Phil Mayers p.mayers at imperial.ac.uk
Wed Nov 30 03:26:35 EST 2016


On 30/11/16 00:14, Ryan L wrote:
> Hey all,
>
> Apologies if this is a muppet question, but still getting my bearings with
> MPLS. Most L3VPN designs I've checked out don't really address this
> specific design...
>
> I've got a multi-tenant network that would either be done w/VRF-lite or
> L3VPN, but I don't have a CE router, per se.
>
> Is it somewhat accepted design to run L3VPN in a scenario where the PEs in

I don't know about "accepted" but PE-only (no CE) as well as collapsed 
P/PE can work - we do both in a campus MPLS L3VPN environment on a mix 
of older sup720, newer sup2t/6880 and N7k M1 hardware, as well as 
Juniper SRX in packet-mode for smaller sites. We've tested on other 
platforms and vendors as well, and found it to generally work.
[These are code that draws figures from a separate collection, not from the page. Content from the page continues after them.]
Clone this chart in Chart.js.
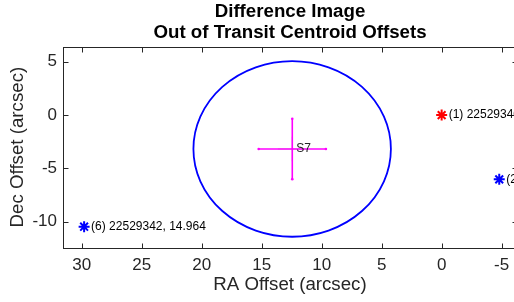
<!DOCTYPE html>
<html>
<head>
<meta charset="utf-8">
<script src="https://cdn.jsdelivr.net/npm/chart.js@4.4.0/dist/chart.umd.min.js"></script>
<style>
  html, body { margin: 0; padding: 0; background: #fff; overflow: hidden; }
  #wrap { width: 580px; height: 302px; }
</style>
</head>
<body>
<div id="wrap"><canvas id="centroidChart" width="580" height="302"></canvas></div>
<script>
// catalog stars (RA / Dec offsets in arcsec)
const starRA = [0, -4.8, 29.8];
const starDec = [0, -6.03, -10.47];
const starNames = ['(1) 225293406, 13.262', '(2) 225293410, 15.537', '(6) 22529342, 14.964'];
const starColors = ['#ff0000', '#0000ff', '#0000ff'];

// out of transit centroid with 1-sigma error bars
const centroidRA = [12.45];
const centroidDec = [-3.18];
const centroidRAErr = [2.8];
const centroidDecErr = [2.83];
const centroidNames = ['S7'];

// small grey error cross drawn on top
const greyRAErr = [1.2];
const greyDecErr = [1.15];

// exclusion circle
const circleRA = [12.46];
const circleDec = [-3.18];
const circleRadius = [8.23];

const xTicks = [30, 25, 20, 15, 10, 5, 0, -5];
const yTicks = [5, 0, -5, -10];

const fontFam = "'Liberation Sans', Arial, Helvetica, sans-serif";
const axisColor = '#262626';

var ctx = document.getElementById('centroidChart').getContext('2d');

const datasets = [];
for (let i = 0; i < starRA.length; i++) {
    datasets.push({
        data: [{x: starRA[i], y: starDec[i]}],
        pointStyle: 'star',
        pointRadius: 5.5,
        borderColor: starColors[i],
        backgroundColor: starColors[i],
        pointBorderWidth: 2,
        showLine: false
    });
}
for (let i = 0; i < centroidRA.length; i++) {
    datasets.push({
        data: [{x: centroidRA[i] - centroidRAErr[i], y: centroidDec[i]}, {x: centroidRA[i] + centroidRAErr[i], y: centroidDec[i]}],
        showLine: true,
        borderColor: '#ff00ff',
        backgroundColor: '#ff00ff',
        borderWidth: 1.6,
        pointRadius: 1.3,
        pointBorderWidth: 0
    });
    datasets.push({
        data: [{x: centroidRA[i], y: centroidDec[i] - centroidDecErr[i]}, {x: centroidRA[i], y: centroidDec[i] + centroidDecErr[i]}],
        showLine: true,
        borderColor: '#ff00ff',
        backgroundColor: '#ff00ff',
        borderWidth: 1.6,
        pointRadius: 1.3,
        pointBorderWidth: 0
    });
    datasets.push({
        data: [{x: centroidRA[i] - greyRAErr[i], y: centroidDec[i]}, {x: centroidRA[i] + greyRAErr[i], y: centroidDec[i]}],
        showLine: true,
        borderColor: 'rgba(128,128,128,0.55)',
        borderWidth: 1,
        pointRadius: 0
    });
    datasets.push({
        data: [{x: centroidRA[i], y: centroidDec[i] - greyDecErr[i]}, {x: centroidRA[i], y: centroidDec[i] + greyDecErr[i]}],
        showLine: true,
        borderColor: 'rgba(128,128,128,0.55)',
        borderWidth: 1,
        pointRadius: 0
    });
}

// circle, labels, box and inward ticks
const overlay = {
    id: 'overlay',
    beforeDatasetsDraw(chart) {
        const c = chart.ctx, xs = chart.scales.x, ys = chart.scales.y, a = chart.chartArea;
        c.save();
        c.beginPath();
        c.rect(a.left, a.top, a.right - a.left, a.bottom - a.top);
        c.clip();
        c.strokeStyle = '#0000ff';
        c.lineWidth = 1.8;
        for (let i = 0; i < circleRA.length; i++) {
            const cx = xs.getPixelForValue(circleRA[i]);
            const cy = ys.getPixelForValue(circleDec[i]);
            const rx = Math.abs(xs.getPixelForValue(circleRA[i] + circleRadius[i]) - cx);
            const ry = Math.abs(ys.getPixelForValue(circleDec[i] + circleRadius[i]) - cy);
            c.beginPath();
            c.ellipse(cx, cy, rx, ry, 0, 0, Math.PI * 2);
            c.stroke();
        }
        c.restore();
    },
    afterDatasetsDraw(chart) {
        const c = chart.ctx, xs = chart.scales.x, ys = chart.scales.y, a = chart.chartArea;
        c.save();
        c.font = '12px ' + fontFam;
        c.fillStyle = '#000';
        c.textBaseline = 'middle';
        c.textAlign = 'left';
        for (let i = 0; i < starRA.length; i++) {
            c.fillText(starNames[i], xs.getPixelForValue(starRA[i]) + 7, ys.getPixelForValue(starDec[i]));
        }
        c.fillStyle = '#262626';
        for (let i = 0; i < centroidRA.length; i++) {
            c.fillText(centroidNames[i], xs.getPixelForValue(centroidRA[i]) + 4, ys.getPixelForValue(centroidDec[i]));
        }
        c.restore();

        c.save();
        c.strokeStyle = axisColor;
        c.lineWidth = 1;
        const L = Math.round(a.left) + 0.5, R = Math.round(a.right) + 0.5;
        const T = Math.round(a.top) + 0.5, B = Math.round(a.bottom) + 0.5;
        c.strokeRect(L, T, R - L, B - T);
        c.beginPath();
        xs.ticks.forEach(t => {
            const px = Math.round(xs.getPixelForValue(t.value)) + 0.5;
            c.moveTo(px, B); c.lineTo(px, B - 5);
            c.moveTo(px, T); c.lineTo(px, T + 5);
        });
        ys.ticks.forEach(t => {
            const py = Math.round(ys.getPixelForValue(t.value)) + 0.5;
            c.moveTo(L, py); c.lineTo(L + 5, py);
            c.moveTo(R, py); c.lineTo(R - 5, py);
        });
        c.stroke();
        c.restore();
    }
};

new Chart(ctx, {
    type: 'scatter',
    data: { datasets: datasets },
    plugins: [overlay],
    options: {
        responsive: false,
        animation: false,
        layout: { padding: { left: 0, right: 63, top: 0, bottom: 0 } },
        scales: {
            x: {
                type: 'linear',
                reverse: true,
                min: -6.28,
                max: 31.56,
                grid: { display: false, drawTicks: false },
                border: { display: false },
                afterBuildTicks(scale) { scale.ticks = xTicks.map(v => ({value: v})); },
                afterFit(scale) { scale.height = 54.5; },
                ticks: {
                    padding: 8,
                    color: axisColor,
                    font: { family: fontFam, size: 17 },
                    maxRotation: 0
                },
                title: {
                    display: true,
                    text: 'RA Offset (arcsec)',
                    color: axisColor,
                    font: { family: fontFam, size: 18.7 },
                    padding: { top: 0, bottom: 5.5 }
                }
            },
            y: {
                type: 'linear',
                min: -12.42,
                max: 6.41,
                grid: { display: false, drawTicks: false },
                border: { display: false },
                afterBuildTicks(scale) { scale.ticks = yTicks.map(v => ({value: v})); },
                afterFit(scale) { scale.width = 63; },
                ticks: {
                    padding: 6,
                    color: axisColor,
                    font: { family: fontFam, size: 17 }
                },
                title: {
                    display: true,
                    text: 'Dec Offset (arcsec)',
                    color: axisColor,
                    font: { family: fontFam, size: 18.7 },
                    padding: { top: 6.5, bottom: 0 }
                }
            }
        },
        plugins: {
            legend: { display: false },
            tooltip: { enabled: false },
            title: {
                display: true,
                fullSize: false,
                text: ['Difference Image', 'Out of Transit Centroid Offsets'],
                color: '#000',
                font: { family: fontFam, size: 18.7, weight: 'bold', lineHeight: 1.15 },
                padding: { top: 0.75, bottom: 2.95 }
            }
        }
    }
});
</script>
</body>
</html>
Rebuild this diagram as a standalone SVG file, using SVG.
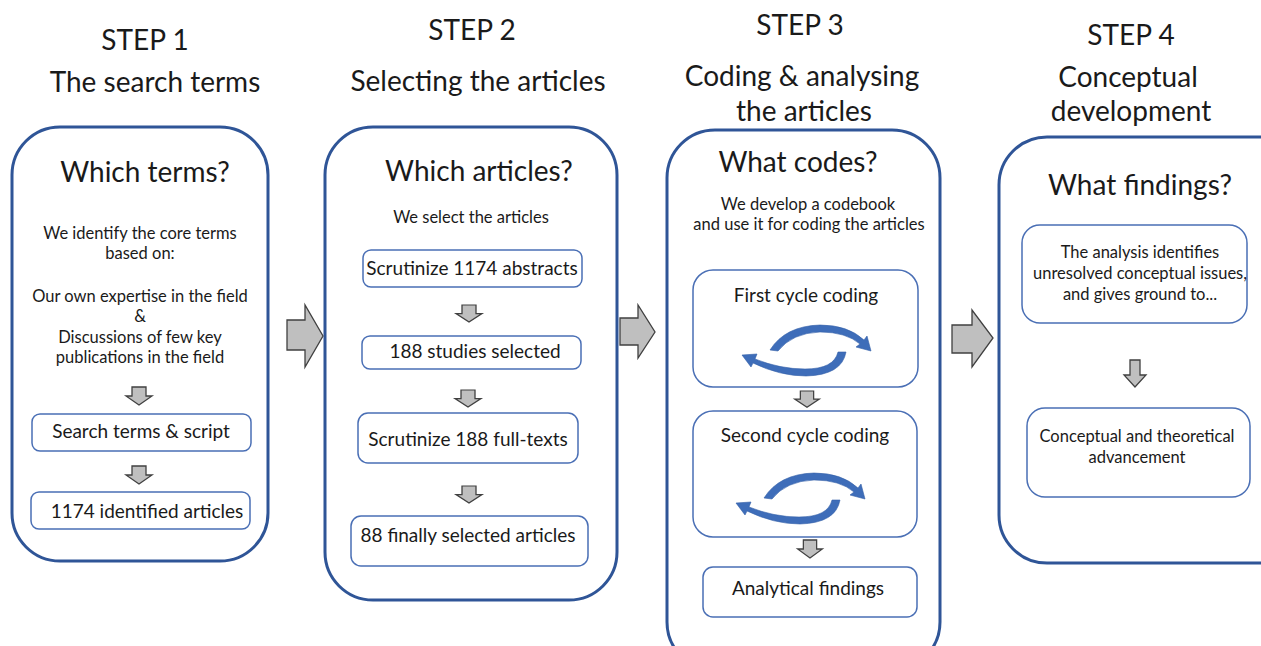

Be aware that in clients-on-PE designs the traffic will probably be 
arriving via an aggregate label & subsequent IP lookup, which on some 
platforms might require a 2nd pass through the forwarding pipeline, 
which may or may not be an issue.

Also some kit is weird about doing label pop in combination with 
"egress" features like ACLs or QoS.

If you are considering a merchant silicon platform I would pay 
particular attention to these kinds of issues; forwarding to adjacent 
clients via MPLS pop, IP lookup is quite different to MPLS pop + L2 
rewrite, the latter being what takes place with a PE-CE static or 
dynamic route.

Most of these are likely non-issues with VRF lite because the arriving 
traffic is just vlan-tagged IP so usually nothing special. Downside is 
of course you're having the pain of running VRF-lite which for anything 
other than a trivial number of very static VRFs is painful - but we used 
to do PE-only VRF-lite, and it worked there too.